→ **Required task**
Return the records from the first line through the line containing "plt.rcParams['mathtext.bf'] = 'Liberation", and leave out the pictures.

→ **Provided records**
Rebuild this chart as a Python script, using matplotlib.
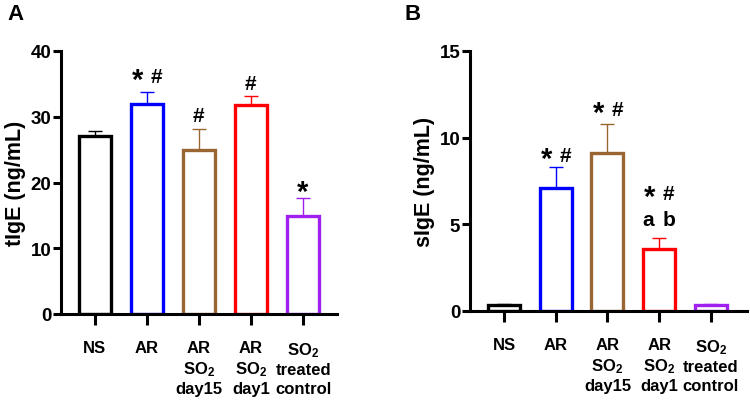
import numpy as np
import matplotlib
matplotlib.use("Agg")
import matplotlib.pyplot as plt

plt.rcParams['font.family'] = ['Liberation Sans', 'DejaVu Sans']
plt.rcParams['font.weight'] = 'bold'
plt.rcParams['mathtext.fontset'] = 'custom'
plt.rcParams['mathtext.rm'] = 'Liberation Sans:bold'
plt.rcParams['mathtext.it'] = 'Liberation Sans:bold'
plt.rcParams['mathtext.bf'] = 'Liberation Sans:bold'

# data
groups = ["NS", "AR", "AR\nSO$_2$\nday15", "AR\nSO$_2$\nday1", "SO$_2$\ntreated\ncontrol"]
colors = ["black", "#0000FF", "#996633", "#FF0000", "#A020F0"]
tige_mean = [27.1, 31.9, 24.9, 31.8, 14.9]
tige_top = [27.8, 33.7, 28.1, 33.1, 17.6]
sige_mean = [0.35, 7.1, 9.1, 3.55, 0.35]
sige_top = [0.42, 8.3, 10.8, 4.2, 0.42]
# marks above bars: (bar index, star, hash)
tige_marks = [(1, True, True), (2, False, True), (3, False, True), (4, True, False)]
sige_marks = [(1, True, True), (2, True, True), (3, True, True)]

fig = plt.figure(figsize=(7.5, 4.02), dpi=100)
axA = fig.add_axes([61/750, 87/402, 276/750, 263/402])
axB = fig.add_axes([470/750, 90/402, 277/750, 260/402])


def draw(ax, means, tops, ymax, step, ylabel, xlim):
    x = np.arange(len(means))
    for i in range(len(means)):
        ax.errorbar(x[i], means[i], yerr=[[0], [tops[i] - means[i]]], fmt='none',
                    ecolor=colors[i], elinewidth=1.0, capsize=5, capthick=1.0, zorder=1)
        ax.bar(x[i], means[i], width=0.62, facecolor='white', edgecolor=colors[i],
               linewidth=2.4, zorder=2)
    ax.set_xlim(*xlim)
    ax.set_ylim(0, ymax)
    ax.set_yticks(np.arange(0, ymax + 0.1, step))
    ax.set_xticks(x)
    ax.set_xticklabels(groups, fontsize=12, fontweight='bold', linespacing=1.28)
    ax.set_ylabel(ylabel, fontsize=15.5, fontweight='bold', labelpad=3)
    for s in ['top', 'right']:
        ax.spines[s].set_visible(False)
    for s in ['left', 'bottom']:
        ax.spines[s].set_linewidth(2.2)
    ax.tick_params(axis='y', width=2.2, length=6, labelsize=13.5, pad=1)
    ax.tick_params(axis='x', width=2.2, length=8, pad=11)
    for lab in ax.get_yticklabels():
        lab.set_fontweight('bold')


def put(ax, x, y, s, size, frac):
    # place glyph so that its visual centre sits at y (frac = centre height in em)
    ax.annotate(s, (x, y), xytext=(0, -frac * size), textcoords='offset points',
                fontsize=size, ha='center', va='baseline')


def marks(ax, items, ys):
    for (i, star, hsh), y in zip(items, ys):
        xs = i - 0.18 if (star and hsh) else i
        xh = i + 0.19 if (star and hsh) else i
        if star:
            put(ax, xs, y, "$*$", 21, 0.42)
        if hsh:
            put(ax, xh, y, r"$\#$", 15, 0.35)


draw(axA, tige_mean, tige_top, 40, 10, "tIgE (ng/mL)", (-0.65, 4.65))
draw(axB, sige_mean, sige_top, 15, 5, "sIgE (ng/mL)", (-0.66, 4.70))

marks(axA, tige_marks, [36.35, 30.4, 35.4, 19.3])
marks(axB, sige_marks, [9.06, 11.71, 6.87])
axB.text(3 - 0.2, 4.98, "$a$", fontsize=15, ha='center', va='baseline')
axB.text(3 + 0.2, 4.98, "$b$", fontsize=15, ha='center', va='baseline')

fig.text(7/750, 1 - 15/402, "A", fontsize=16, fontweight='bold', ha='left', va='center')
fig.text(405/750, 1 - 15/402, "B", fontsize=16, fontweight='bold', ha='left', va='center')

fig.savefig("out.png", dpi=100)
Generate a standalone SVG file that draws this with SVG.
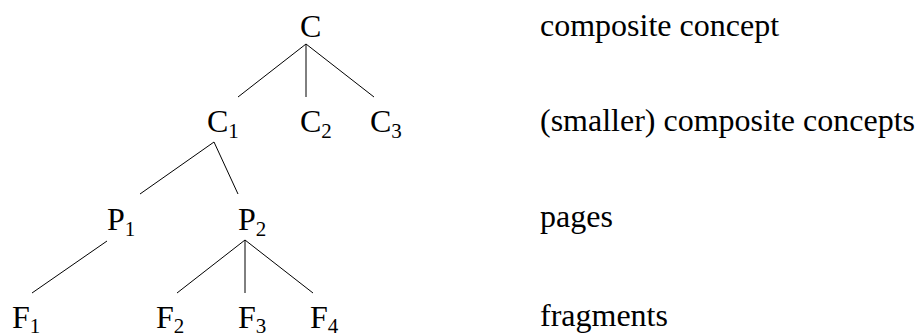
<svg xmlns="http://www.w3.org/2000/svg" width="919" height="336" viewBox="0 0 919 336">
<style>
.t{font-family:'Liberation Serif','Times New Roman','DejaVu Serif',serif;font-size:32px;fill:#000}
.sub{font-size:21px}
.edge{stroke:#000;stroke-width:1;fill:none}
</style>
<rect width="919" height="336" fill="#fff"/>
<g id="connectors">
<line class="edge" x1="306" y1="44" x2="238" y2="97"/>
<line class="edge" x1="306" y1="44" x2="306" y2="97"/>
<line class="edge" x1="306" y1="44" x2="374" y2="97"/>
<line class="edge" x1="214" y1="142" x2="140" y2="194"/>
<line class="edge" x1="214" y1="142" x2="238" y2="194"/>
<line class="edge" x1="107" y1="241" x2="32" y2="293"/>
<line class="edge" x1="245" y1="240" x2="177" y2="293"/>
<line class="edge" x1="245" y1="240" x2="245" y2="293"/>
<line class="edge" x1="245" y1="240" x2="313" y2="293"/>
</g>
<g id="node-C"><text class="t" x="300" y="37">C</text></g>
<g id="node-C1"><text class="t" x="207" y="132">C<tspan class="sub" dy="6">1</tspan></text></g>
<g id="node-C2"><text class="t" x="300" y="132">C<tspan class="sub" dy="6">2</tspan></text></g>
<g id="node-C3"><text class="t" x="370" y="132">C<tspan class="sub" dy="6">3</tspan></text></g>
<g id="node-P1"><text class="t" x="107" y="230">P<tspan class="sub" dy="6">1</tspan></text></g>
<g id="node-P2"><text class="t" x="238" y="230">P<tspan class="sub" dy="6">2</tspan></text></g>
<g id="node-F1"><text class="t" x="12" y="328">F<tspan class="sub" dy="5">1</tspan></text></g>
<g id="node-F2"><text class="t" x="156" y="328">F<tspan class="sub" dy="5">2</tspan></text></g>
<g id="node-F3"><text class="t" x="238" y="328">F<tspan class="sub" dy="5">3</tspan></text></g>
<g id="node-F4"><text class="t" x="310" y="328">F<tspan class="sub" dy="5">4</tspan></text></g>
<g id="labels">
<text class="t" x="540" y="36">composite concept</text>
<text class="t" x="540" y="131">(smaller) composite concepts</text>
<text class="t" x="540" y="227">pages</text>
<text class="t" x="540" y="326">fragments</text>
</g>
</svg>
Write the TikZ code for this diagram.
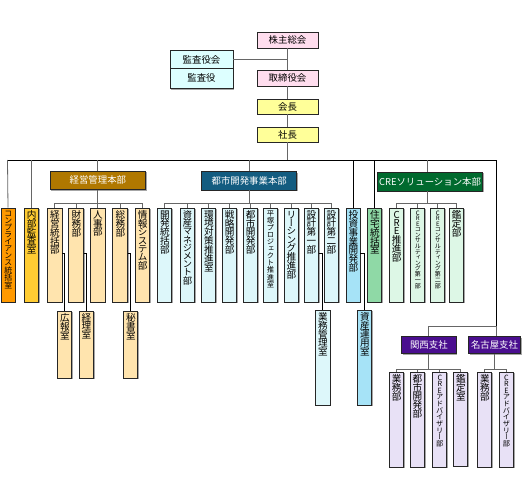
\documentclass[tikz,border=0pt]{standalone}
\usepackage{fontspec}
\setmainfont{Noto Sans CJK JP}
\newfontfamily\jpv[RawFeature=+vert]{Noto Sans CJK JP}
\usetikzlibrary{shadows}
\definecolor{pinkc}{HTML}{FFDDEE}
\definecolor{cyanc}{HTML}{DDFFFF}
\definecolor{yelc}{HTML}{FFFF99}
\definecolor{brownc}{HTML}{B07800}
\definecolor{bluec}{HTML}{135C80}
\definecolor{greenc}{HTML}{006A2E}
\definecolor{purpc}{HTML}{4A0E8F}
\definecolor{orangec}{HTML}{FF9900}
\definecolor{goldc}{HTML}{FFCC33}
\definecolor{wheatc}{HTML}{FFE4AE}
\definecolor{lcyanc}{HTML}{DDF7FA}
\definecolor{lbluec}{HTML}{A6E3F7}
\definecolor{mgreenc}{HTML}{8FD9A6}
\definecolor{pgreenc}{HTML}{DDF7E6}
\definecolor{lavc}{HTML}{E8E1F6}
\newlength\vtgap
\def\vtA#1{\ifx\relax#1\else\hbox to 1em{\hss\vphantom{国}#1\hss}\kern\vtgap\expandafter\vtA\fi}
\newcommand\vt[2][0pt]{\vbox{\offinterlineskip\setlength\vtgap{#1}\vtA#2\relax}}
% name, x1, x2, y1, y2, fill, fontsize, gap, text
\newcommand\vcol[9]{%
  \node[box,fill=#6,minimum width={#3-#2},minimum height={#5-#4}] (#1) at ({(#2+#3)/2},{(#4+#5)/2}) {};
  \node[vtxt,font={\jpv\fontsize{#7}{#7}\selectfont}] (#1t) at ([yshift=-2.5pt,xshift=0.3pt]#1.north) {\vt[#8]{#9}};}
% name, x1, x2, y1, y2, fill, textcolor, text
\newcommand\hbx[8]{%
  \node[box,fill=#6,text=#7,minimum width={#3-#2},minimum height={#5-#4}] (#1) at ({(#2+#3)/2},{(#4+#5)/2}) {#8};}
\begin{document}
\begin{tikzpicture}[x=1pt,y=-1pt,
  box/.style={draw=black!85,line width=0.6pt,inner sep=0pt,
    drop shadow={shadow xshift=1.3pt,shadow yshift=-1.3pt,fill=black!35,opacity=1},
    font={\fontsize{9.4}{10}\selectfont}},
  vtxt/.style={anchor=north,inner sep=0pt},
  conn/.style={draw=black!60,line width=0.8pt},
  busl/.style={draw=black,line width=0.8pt}]
\useasboundingbox (0,0) rectangle (524,500);

% ---------- top ----------
\hbx{a1}{257}{318}{32}{48}{pinkc}{black}{株主総会}
\hbx{a2}{257}{318}{70}{86}{pinkc}{black}{取締役会}
\hbx{a3}{257}{318}{99}{114}{yelc}{black}{会長}
\hbx{a4}{257}{318}{127}{142}{yelc}{black}{社長}
\hbx{m1}{170}{233}{50.7}{68.3}{cyanc}{black}{監査役会}
\hbx{m2}{170}{233}{68.3}{88.3}{cyanc}{black}{監査役}

\draw[conn] (a1.south) -- (a2.north);
\draw[conn] (m1.east) -- (m1.east -| a1.south);
\draw[conn] (a2.south) -- (a3.north);
\draw[conn] (a3.south) -- (a4.north);

% ---------- headers ----------
\hbx{h1}{50}{145.7}{171}{189.3}{brownc}{white}{経営管理本部}
\hbx{h2}{201.7}{296.7}{171.7}{190}{bluec}{white}{都市開発事業本部}
\hbx{h3}{377.7}{482.3}{172}{191}{greenc}{white}{CREソリューション本部}
\hbx{h4}{401.7}{456}{336.7}{353.3}{purpc}{white}{関西支社}
\hbx{h5}{468.3}{520.7}{336.7}{353.3}{purpc}{white}{名古屋支社}

% ---------- columns ----------
\vcol{c1}{1}{15}{208}{302}{orangec}{7.9}{0.1pt}{コンプライアンス統括室}
\vcol{c2}{24.5}{38.5}{208}{302}{goldc}{9.6}{0pt}{内部監査室}
\vcol{k1}{47}{62}{208}{302}{wheatc}{9.6}{0pt}{経営統括部}
\vcol{k2}{68.5}{83.5}{208}{302}{wheatc}{9.6}{0pt}{財務部}
\vcol{k3}{90}{105}{208}{302}{wheatc}{9.6}{0pt}{人事部}
\vcol{k4}{112.5}{127.5}{208}{302}{wheatc}{9.6}{0pt}{総務部}
\vcol{k5}{135}{149.5}{208}{302}{wheatc}{9.6}{0pt}{情報システム部}
\vcol{t1}{157.3}{171.7}{208}{302}{lcyanc}{9.6}{0pt}{開発統括部}
\vcol{t2}{180}{194.3}{208}{302}{lcyanc}{9.3}{0pt}{資産マネジメント部}
\vcol{t3}{201.7}{215.7}{208}{302}{lcyanc}{9.6}{0pt}{環境対策推進室}
\vcol{t4}{222.3}{236.3}{208}{302}{lcyanc}{9.6}{0pt}{戦略開発部}
\vcol{t5}{243.3}{257.3}{208}{302}{lcyanc}{9.6}{0pt}{都市開発部}
\vcol{t6}{263.3}{277.3}{208}{302}{lcyanc}{7.3}{0.6pt}{平塚プロジェクト推進室}
\vcol{t7}{284}{298.3}{208}{302}{lcyanc}{9.6}{0pt}{リーシング推進部}
\vcol{t8}{304}{318.3}{208}{302}{lcyanc}{9.6}{0pt}{設計第一部}
\vcol{t9}{324}{338.3}{208}{302}{lcyanc}{9.6}{0pt}{設計第二部}
\vcol{i1}{346}{360}{208}{302}{lbluec}{9.6}{0pt}{投資事業開発部}
\vcol{j1}{367.3}{381.7}{208}{302}{mgreenc}{9.6}{0pt}{住宅統括室}
\vcol{r1}{389.3}{403.3}{208}{302}{pgreenc}{9.6}{0pt}{CRE推進部}
\vcol{r2}{410.7}{424.3}{208}{302}{pgreenc}{6}{0.3pt}{CREコンサルティング第一部}
\vcol{r3}{430.7}{444.3}{208}{302}{pgreenc}{6}{0.3pt}{CREコンサルティング第二部}
\vcol{r4}{449.3}{463.3}{208}{302}{pgreenc}{9.6}{0pt}{鑑定部}

\vcol{s1}{57.7}{71.7}{311}{378}{wheatc}{9.6}{0pt}{広報室}
\vcol{s2}{79}{93.3}{311}{378}{wheatc}{9.6}{0pt}{経理室}
\vcol{s3}{123.3}{137.7}{311}{378}{wheatc}{9.6}{0pt}{秘書室}
\vcol{s4}{315}{330}{310}{405}{lcyanc}{9.6}{0pt}{業務管理室}
\vcol{s5}{357.7}{371.7}{310}{405}{lbluec}{9.6}{0pt}{資産運用室}

\vcol{b1}{389.3}{403.3}{372}{467}{lavc}{9.6}{0pt}{業務部}
\vcol{b2}{410}{424.3}{372}{467}{lavc}{9.6}{0pt}{都市開発部}
\vcol{b3}{432.3}{446.7}{372}{467}{lavc}{7.2}{0.3pt}{CREアドバイザリー部}
\vcol{b4}{453.3}{467.7}{372}{466}{lavc}{9.6}{0pt}{鑑定室}
\vcol{b5}{477.3}{491.7}{372}{467}{lavc}{9.6}{0pt}{業務部}
\vcol{b6}{499}{513.3}{372}{467}{lavc}{7.2}{0.3pt}{CREアドバイザリー部}

% ---------- main bus ----------
\coordinate (busL) at (7.5,160);
\coordinate (busR) at (496,160);
\coordinate (jc) at (427.3,160);
\draw[conn] (a4.south) -- (a4.south |- busL);
\draw[busl] (busL) -- (busR);
\draw[conn] (busL) -- (c1.north);
\draw[conn] (c2.north |- busL) -- (c2.north);
\draw[conn] (h1.north |- busL) -- (h1.north);
\draw[conn] (h2.north |- busL) -- (h2.north);
\draw[busl] (i1.north |- busL) -- (i1.north);
\draw[busl] (j1.north |- busL) -- (j1.north);
\draw[conn] (jc) -- (jc |- h3.north);

% ---------- sub buses ----------
\coordinate (sby) at (0,203);
\draw[conn] (h1.south) -- (h1.south |- sby);
\draw[conn] (k1.north |- sby) -- (k5.north |- sby);
\foreach \n in {k1,k2,k3,k4,k5} \draw[conn] (\n.north |- sby) -- (\n.north);
\draw[conn] (h2.south) -- (h2.south |- sby);
\draw[conn] (t1.north |- sby) -- (t9.north |- sby);
\foreach \n in {t1,t2,t3,t4,t5,t6,t7,t8,t9} \draw[conn] (\n.north |- sby) -- (\n.north);
\draw[conn] (jc |- h3.south) -- (jc |- sby);
\draw[conn] (r1.north |- sby) -- (r4.north |- sby);
\foreach \n in {r1,r2,r3,r4} \draw[conn] (\n.north |- sby) -- (\n.north);

% ---------- children ----------
\coordinate (ly) at (0,253);
\draw[busl] (k1.east |- ly) -- (s1.north |- ly) -- (s1.north);
\draw[busl] (k2.east |- ly) -- (s2.north |- ly) -- (s2.north);
\draw[busl] (k4.east |- ly) -- (s3.north |- ly) -- (s3.north);
\draw[busl] (t8.east |- ly) -- (s4.north |- ly) -- (s4.north);
\draw[busl] (i1.east |- ly) -- (s5.north |- ly) -- (s5.north);

% ---------- branches ----------
\coordinate (brb) at (496,326);
\draw[busl] (busR) -- (brb);
\draw[conn] (brb) -- (brb -| h4.north) -- (h4.north);
\draw[conn] (brb) -- (brb |- h5.north);
\coordinate (bby) at (0,369);
\draw[conn] (h4.south) -- (h4.south |- bby);
\draw[conn] (b1.north |- bby) -- (b4.north |- bby);
\foreach \n in {b1,b2,b3,b4} \draw[conn] (\n.north |- bby) -- (\n.north);
\draw[conn] (h5.south) -- (h5.south |- bby);
\draw[conn] (b5.north |- bby) -- (b6.north |- bby);
\foreach \n in {b5,b6} \draw[conn] (\n.north |- bby) -- (\n.north);
\end{tikzpicture}
\end{document}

→ **Reply to the exercise**
Rebuild this chart as a Python script, using matplotlib.
import numpy as np
import matplotlib
matplotlib.use("Agg")
import matplotlib.pyplot as plt

plt.rcParams['font.family'] = ['Liberation Sans', 'DejaVu Sans']
plt.rcParams['font.weight'] = 'bold'
plt.rcParams['mathtext.fontset'] = 'custom'
plt.rcParams['mathtext.rm'] = 'Liberation Sans:bold'
plt.rcParams['mathtext.it'] = 'Liberation Sans:bold'
plt.rcParams['mathtext.bf'] = 'Liberation Sans:bold'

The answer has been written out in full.